Arnott, chairman and chief executive officer of Pimco sub-adviser Research Affiliates LLC, has gone from being an icon of his industry to one of its biggest detractors. He said in February that many versions of smart beta were performing well only because of their popularity, with the exception being those tuned to cheap stocks -- a style in which his firm specializes and which has fallen out of vogue.

Performance Chasing

“Many of the most popular new factors and strategies have succeeded solely because they have become more and more expensive,” he wrote in the February treatise. “Is the financial engineering community at risk of encouraging performance chasing, under the rubric of smart beta? If so, then smart beta is, well, not very smart.”

Arnott was an early proponent when he developed fundamental indexing, which deploys criteria such as book value, cash flow and sales to select undervalued shares. Asness earned his doctorate in finance at the University of Chicago, studying under Eugene Fama, the godfather of the factor-based theory of investment, and adheres to a similar kind of approach today. While he’s often associated with momentum, the style that buys stocks that have been rising and sells those that are falling, he’s also a proponent of value smart beta.

‘Histrionic Comparisons’

Asness’s paper raises several technical objections to Arnott’s methodology, such as the use of long-horizon regressions for portfolios with high turnover, and says Arnott’s conclusions are convoluted and without merit. Not only that, he claims his peer is being deliberately alarmist, veering into “histrionic comparisons” to the technology bubble and the “quant crisis” of 2007 to scare investors. Ultimately, Asness says, trying to time factor strategies using valuations is just another form of the value style.

Arnott, in response, agrees it’s dangerous to aggressively buy factors that are trading cheaply and shun those that aren’t. Still, he says valuations can be used to adjust portfolios in a moderate way. What he’s cautioning about is the opposite kind of factor timing, piling into popular strategies, he says.

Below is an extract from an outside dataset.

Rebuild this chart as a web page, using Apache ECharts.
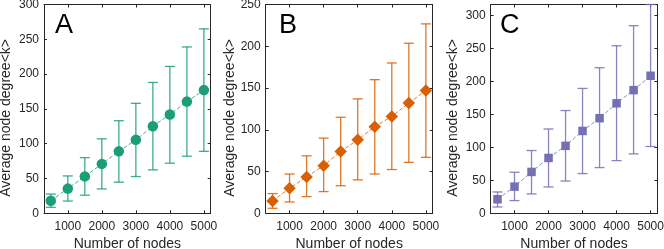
<!DOCTYPE html>
<html>
<head>
<meta charset="utf-8">
<script src="https://cdn.jsdelivr.net/npm/echarts@6/dist/echarts.min.js"></script>
<style>
html,body{margin:0;padding:0;background:#fff;}
#c{width:664px;height:249px;}
</style>
</head>
<body>
<div id="c"></div>
<script>
// ---- data ----
const nodes = [500, 1000, 1500, 2000, 2500, 3000, 3500, 4000, 4500, 5000];
const xTicks = [1000, 2000, 3000, 4000, 5000];

const meanA = [18, 35.5, 53, 71, 89, 105.5, 125, 142, 160.5, 177];
const lowA  = [8.6, 17.6, 26, 35, 44.7, 52.8, 62.4, 72, 82, 89];
const highA = [27.6, 53.7, 80, 107, 133, 158, 188, 211, 239, 265];

const meanB = [14.8, 30, 43.6, 57, 74, 88, 103.6, 116, 132, 147];
const lowB  = [6, 13.6, 20, 26, 33, 40, 47, 52.4, 61, 67];
const highB = [23.6, 47, 68.8, 90, 115, 137, 160, 180, 203.6, 226.8];

const meanC = [21.3, 40.5, 62.8, 84, 102.4, 125, 144.4, 167, 187, 208.8];
const lowC  = [9.6, 19.3, 29.4, 40, 49, 60.3, 69.4, 80, 90.2, 101.4];
const highC = [32.4, 62.3, 95.3, 128, 156, 189.6, 221, 254.4, 284.8, 317];

const yTicksA = [0, 50, 100, 150, 200, 250, 300];
const yTicksB = [0, 50, 100, 150, 200, 250];
const yTicksC = [0, 50, 100, 150, 200, 250, 300];

const panelLabels = ['A', 'B', 'C'];
const xName = 'Number of nodes';
const yName = 'Average node degree<k>';

// ---- layout / style ----
const FONT = '"Liberation Sans", Arial, Helvetica, sans-serif';
const AX = '#262626';
const panels = [
  {mean: meanA, low: lowA, high: highA, yTicks: yTicksA, ymax: 300, color: '#1b9e77', symbol: 'circle', size: 10.5,
   grid: {left: 44, top: 4.5, width: 166.7, height: 208.8}, nameGap: 31, letter: [55, 12]},
  {mean: meanB, low: lowB, high: highB, yTicks: yTicksB, ymax: 250, color: '#d95f02', symbol: 'diamond', size: 12.5,
   grid: {left: 265.7, top: 4.5, width: 167, height: 208.8}, nameGap: 29, letter: [279, 12]},
  {mean: meanC, low: lowC, high: highC, yTicks: yTicksC, ymax: 317, color: '#7570b3', symbol: 'rect', size: 8.5,
   grid: {left: 490.7, top: 4.5, width: 166.7, height: 208.8}, nameGap: 31, letter: [500, 12]}
];

const grids = [], xAxes = [], yAxes = [], series = [], graphics = [];
const plain = v => String(v);
panels.forEach((p, i) => {
  grids.push(Object.assign({containLabel: false, outerBoundsMode: 'none'}, p.grid));
  const common = {min: 300, max: 5200, gridIndex: i, type: 'value', splitLine: {show: false},
    axisLine: {show: true, onZero: false, lineStyle: {color: AX, width: 1}},
    axisTick: {show: true, inside: true, length: 3, customValues: xTicks, lineStyle: {color: AX}}};
  xAxes.push(Object.assign({}, common, {position: 'bottom',
    axisLabel: {show: true, customValues: xTicks, formatter: plain, color: AX, fontSize: 12, fontFamily: FONT, margin: 7},
    name: xName, nameLocation: 'middle', nameGap: 24,
    nameTextStyle: {color: AX, fontSize: 14, fontFamily: FONT}}));
  xAxes.push(Object.assign({}, common, {position: 'top', axisLabel: {show: false}}));
  const ycommon = {min: 0, max: p.ymax, gridIndex: i, type: 'value', splitLine: {show: false},
    axisLine: {show: true, onZero: false, lineStyle: {color: AX, width: 1}},
    axisTick: {show: true, inside: true, length: 3, customValues: p.yTicks, lineStyle: {color: AX}}};
  yAxes.push(Object.assign({}, ycommon, {position: 'left',
    axisLabel: {show: true, customValues: p.yTicks, formatter: plain, color: AX, fontSize: 12, fontFamily: FONT, margin: 5},
    name: yName, nameLocation: 'middle', nameGap: p.nameGap, nameRotate: 90,
    nameTextStyle: {color: AX, fontSize: 14, fontFamily: FONT, padding: [0, 18, 0, 0]}}));
  yAxes.push(Object.assign({}, ycommon, {position: 'right', axisLabel: {show: false}}));

  const errData = nodes.map((n, k) => [n, p.low[k], p.high[k]]);
  series.push({
    type: 'custom', xAxisIndex: 2 * i, yAxisIndex: 2 * i, z: 2, clip: false,
    data: errData,
    renderItem: (params, api) => {
      const x = api.value(0);
      const a = api.coord([x, api.value(1)]);
      const b = api.coord([x, api.value(2)]);
      const w = 5;
      const st = {stroke: p.color, lineWidth: 1.3, opacity: 0.85};
      return {type: 'group', children: [
        {type: 'line', shape: {x1: a[0], y1: a[1], x2: b[0], y2: b[1]}, style: st},
        {type: 'line', shape: {x1: a[0] - w, y1: a[1], x2: a[0] + w, y2: a[1]}, style: st},
        {type: 'line', shape: {x1: b[0] - w, y1: b[1], x2: b[0] + w, y2: b[1]}, style: st}
      ]};
    }
  });
  series.push({
    type: 'line', xAxisIndex: 2 * i, yAxisIndex: 2 * i, z: 3,
    data: nodes.map((n, k) => [n, p.mean[k]]),
    symbol: p.symbol, symbolSize: p.size, showSymbol: true,
    lineStyle: {color: p.color, width: 1, type: [4, 2], opacity: 0.8},
    itemStyle: {color: p.color, opacity: 1},
    emphasis: {disabled: true}, animation: false
  });
  graphics.push({type: 'text', left: p.letter[0], top: p.letter[1],
    style: {text: panelLabels[i], fontSize: 27, fontFamily: FONT, fill: '#000'}});
});

const chart = echarts.init(document.getElementById('c'), null, {renderer: 'canvas'});
chart.setOption({
  animation: false,
  grid: grids, xAxis: xAxes, yAxis: yAxes, series: series, graphic: graphics
});
</script>
</body>
</html>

“It’s dangerous to ignore relative valuation outright, and to go ahead and load up on a factor just because its past performance has been brilliant,” the 61-year-old Arnott said in a phone interview. “Performance chasing is even more dangerous than the factor timing that he’s warning against.”

Factor Crash

One point on which both investors agree is that a sharp downturn in smart-beta strategies is probably coming. Asness says he’s more “matter-of-fact” about this, not because he’s playing down its impact but because such crashes are inevitable and impossible to predict. Valuations, he said, didn’t foretell the period in August 2007 when many quantitative hedge funds posted large losses at the same time.

“I see this as an unfortunate pain we must bear in exchange for the long-term positives of good factors,” Asness wrote. “Again I make the analogy to knowing that the stock market will one day suffer a short painful ‘crash’ does not mean one doesn’t invest in stocks for the long run.”

Other Reactions

Predicting the success of smart-beta ETFs based on valuations can be misleading, Jay Jacobs, director of research of Global X Management Co., said in March in reaction to Arnott’s paper. They can rise for factors such as low volatility or quality if people fear a market selloff and the higher levels won’t make them worse to own, he said. Alex Matturri, chief executive officer of S&P Dow Jones Indices, said many investors don’t expect smart-beta products to win all the time, and often use them for other purposes including hedging.

Asness’s prescription is to choose factors you believe in and stick with them over the longer term while expecting some difficult times along the way. The only exception is if valuations reach unprecedented levels, and we’re not there today, he says.

“Frankly, I think ominous-sounding references to the August 2007 event when valuations didn’t predict that event and are not at bubble extremes today (in either direction) amount to scare tactics essentially shouting fire in a surprisingly uncrowded factor theater,” Asness wrote.